According to researchers, it is estimated that an Italian graduate has come into contact with around 30,000 terms of the Italian vocabulary during his/her student life, knows around 6,500 of them and uses more or less 2,000 of them.

All within approximately 270,000 words contained in the vocabulary of the Italian language, which give rise to almost 2 million words and expressions that create the entire heritage of the Italian language.

Is it necessary to know 1652 Aikido techniques to “dialogue” on the tatami? Certainly the more terms we know, the less our sentences will always seem the same. Who among us doesn’t have friends, relatives and acquaintances in our circle who, when they speak, always say the same things, always using the same words?
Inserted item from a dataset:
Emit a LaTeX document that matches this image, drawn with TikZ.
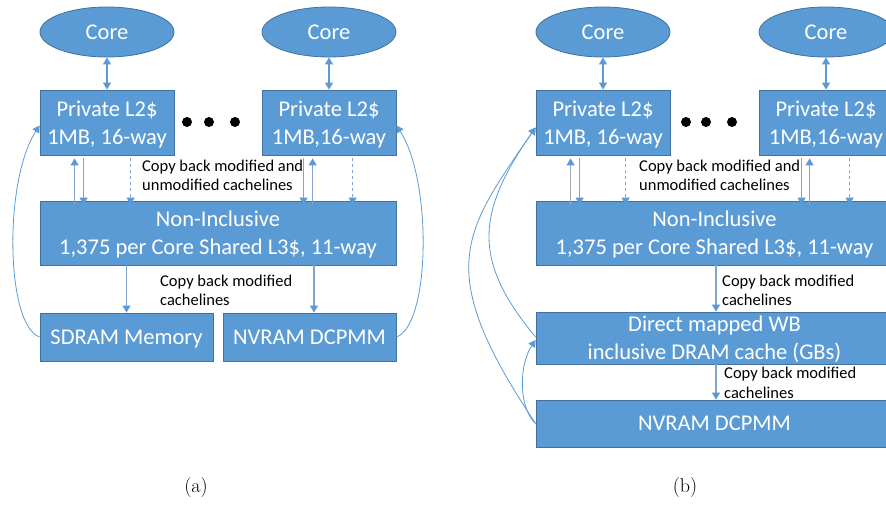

On the other hand, as in languages, the more terms we know, the more we risk making the meaning of what we say obscure. Who among us has not had encounters with people who spoke so politely that, in the end, we struggled to understand what they had told us?

In the growth process, our desire for something “more”, for infinity, is the spark that ignites the desire to learn, to do, to create and tools such as martial disciplines are excellent allies for experiencing infinity even in the confines finite that confines us in time and form.